Sure, but different people have very different opinions about where that judgment comes from. So it means little even if we agree that murdering innocent children is wrong, because we have starkly different views on why that is the case. Our conclusions just accidentally happen to agree. (Of course, I’d be interested to know why you personally believe that murdering innocent children is wrong.)
I’m also guessing that you agree instinct alone is not enough to justify a moral system. So a knee-jerk, deep-seated reaction against murdering innocent children is not enough to justify its wrongness, no more than a knee-jerk, deep-seated reaction against black people is enough to justify racism. So even if we both share a knee-jerk, deep-seated reaction against murdering innocent children, that is not sufficient to serve as the basis of a morality, much less one which can be applied to assessing the moral standards of God.
Of course they can be judged by human standards. My point is that that judgment is pointless and meaningless, a category error. It is like a YEC judging the correctness of evolution by the standards of their literal interpretation of Scripture.
Well, but I did not say that all we can know is “cogito ergo sum.” I said that that was as far as pure reason can take us. There is a huge difference.
You don’t, of course. But this is a “universal solvent” argument, which undermines theistic views as much as it undermines any other views, and if it is taken as true, we can never make any valid judgment about anything. Such arguments are not worth the time of people who have work to do in the world. In practical terms, we judge empiricism by its results. Theology, by contrast, has no results by which to be judged.
Not really. Once we have granted that, a god which does murder innocent children is not “fully good.” Bottomless arguments about the genuine basis of principles of right and wrong won’t change that.
As stated, I do agree: one needs moral reasoning, not just “instinct.” But if by “instinct alone” you mean to encompass all of human experience, no, I do not agree.

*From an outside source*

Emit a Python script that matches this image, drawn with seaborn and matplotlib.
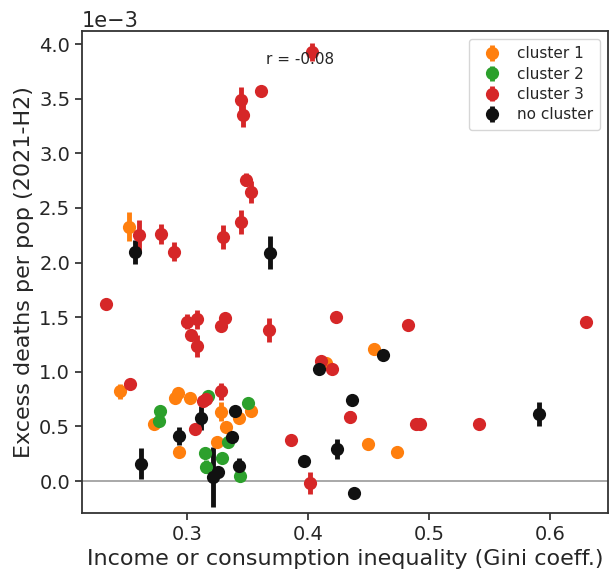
import numpy as np
import matplotlib
matplotlib.use("Agg")
import matplotlib.pyplot as plt
import seaborn as sns

# ---- data (y in units of 1e-3) ----
c1_x = [0.2523, 0.415, 0.4545, 0.2446, 0.2727, 0.2937, 0.290, 0.2928, 0.3025, 0.328, 0.343, 0.3527, 0.332, 0.3245, 0.4493, 0.4733]
c1_y = [2.33, 1.08, 1.21, 0.82, 0.52, 0.27, 0.76, 0.81, 0.76, 0.635, 0.58, 0.64, 0.49, 0.36, 0.336, 0.263]
c1_e = [0.13, 0.0, 0.0, 0.07, 0.0, 0.0, 0.0, 0.0, 0.0, 0.09, 0.0, 0.03, 0.0, 0.0, 0.0, 0.0]

c2_x = [0.2777, 0.277, 0.3176, 0.3507, 0.3336, 0.315, 0.3155, 0.329, 0.3438]
c2_y = [0.64, 0.55, 0.78, 0.71, 0.354, 0.26, 0.13, 0.21, 0.05]
c2_e = [0.0, 0.03, 0.0, 0.0, 0.0, 0.0, 0.06, 0.0, 0.0]

c3_x = [0.403, 0.361, 0.345, 0.346, 0.349, 0.353, 0.2606, 0.2785, 0.2895, 0.330, 0.345, 0.233,
        0.2997, 0.308, 0.303, 0.308, 0.3285, 0.3314, 0.368, 0.4228, 0.411, 0.4196, 0.483, 0.630,
        0.2529, 0.3066, 0.313, 0.3157, 0.328, 0.3857, 0.4017, 0.4347, 0.489, 0.493, 0.5416]
c3_y = [3.93, 3.57, 3.49, 3.35, 2.76, 2.65, 2.25, 2.26, 2.10, 2.23, 2.37, 1.62,
        1.46, 1.48, 1.34, 1.24, 1.42, 1.49, 1.38, 1.50, 1.10, 1.03, 1.43, 1.46,
        0.885, 0.476, 0.735, 0.75, 0.82, 0.375, -0.02, 0.59, 0.52, 0.52, 0.52]
c3_e = [0.08, 0.0, 0.12, 0.11, 0.06, 0.10, 0.14, 0.09, 0.09, 0.11, 0.11, 0.04,
        0.07, 0.09, 0.03, 0.10, 0.03, 0.03, 0.11, 0.0, 0.0, 0.0, 0.0, 0.0,
        0.04, 0.0, 0.05, 0.05, 0.08, 0.0, 0.10, 0.05, 0.0, 0.0, 0.0]

nc_x = [0.257, 0.3686, 0.409, 0.4617, 0.2617, 0.2934, 0.3113, 0.340, 0.3375, 0.3218, 0.326,
        0.343, 0.397, 0.4366, 0.4242, 0.4383, 0.591]
nc_y = [2.10, 2.09, 1.03, 1.15, 0.16, 0.41, 0.574, 0.64, 0.40, 0.035, 0.085,
        0.14, 0.18, 0.74, 0.293, -0.107, 0.61]
nc_e = [0.11, 0.15, 0.0, 0.0, 0.14, 0.08, 0.11, 0.03, 0.0, 0.275, 0.0,
        0.07, 0.0, 0.0, 0.09, 0.0, 0.11]

labels = ["cluster 1", "cluster 2", "cluster 3", "no cluster"]
r_text = "r = -0.08"

sns.set_style("ticks")
plt.rcParams['font.family'] = ['DejaVu Sans']

fig = plt.figure(figsize=(6.13, 5.75), dpi=100)
ax = fig.add_axes([0.1338, 0.1078, 0.8580, 0.8382])

colors = ["#ff7f0e", "#2ca02c", "#d62728", "#111111"]
series = [(c1_x, c1_y, c1_e), (c2_x, c2_y, c2_e), (c3_x, c3_y, c3_e), (nc_x, nc_y, nc_e)]

ax.axhline(0, color="#999999", lw=1.2, zorder=0)
for (xs, ys, es), col, lab in zip(series, colors, labels):
    ax.errorbar(np.array(xs), np.array(ys) * 1e-3, yerr=np.array(es) * 1e-3,
                fmt="o", color=col, ecolor=col, elinewidth=3.5, capsize=0,
                markersize=9.5, markeredgewidth=0, label=lab)

ax.set_xlim(0.2132, 0.648)
ax.set_ylim(-0.293e-3, 4.12e-3)
ax.set_xticks([0.3, 0.4, 0.5, 0.6])
ax.set_yticks(np.arange(0, 4.01, 0.5) * 1e-3)
ax.ticklabel_format(axis="y", style="sci", scilimits=(-3, -3))
ax.tick_params(labelsize=14, length=5, width=1.2)
ax.yaxis.get_offset_text().set_fontsize(15)

for sp in ax.spines.values():
    sp.set_linewidth(1.3)
    sp.set_color("#333333")

ax.set_xlabel("Income or consumption inequality (Gini coeff.)", fontsize=16)
ax.set_ylabel("Excess deaths per pop (2021-H2)", fontsize=16)

ax.text(0.35, 0.94, r_text, transform=ax.transAxes, fontsize=11, va="center")

ax.legend(loc="upper right", fontsize=11, frameon=True, handletextpad=0.6,
          borderpad=0.5, labelspacing=0.35)

fig.savefig("out.png", dpi=100)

It could be, if you first could establish what your god is, what categories it belongs to, and what implications that has for the validity of human judgment. To do that, however, you would need evidence of a character which nobody has.
To be very clear: my view is that murdering innocent children is wrong, full stop. Your view appears to be that “murdering innocent children is usually wrong but, when it is done by or at the instructions of a god, it is not wrong.” I believe that an addendum of that character is a gross departure from moral decency.
But again, what defines “results”? Isn’t it all just circular reasoning?
I disagree. The reasoning matters a lot once you get beyond the superficial. It’s wrong for human beings to murder innocent children, but God is not a human being. It’s not even right to say that God murders, anymore than one can say that an animal can murder. God sustains my life this very moment; he doesn’t need to give a good reason to take it from me the next moment.
Again, why do you think murdering innocent children is wrong?
That is not my view. Because I don’t believe “a god”, I believe in God, and it seems that you don’t grasp what I mean by that.
This statement seems to be more of an emotional one rather than one based on reason and empiricism. What scientific experiment could tell us that murdering innocent children is wrong?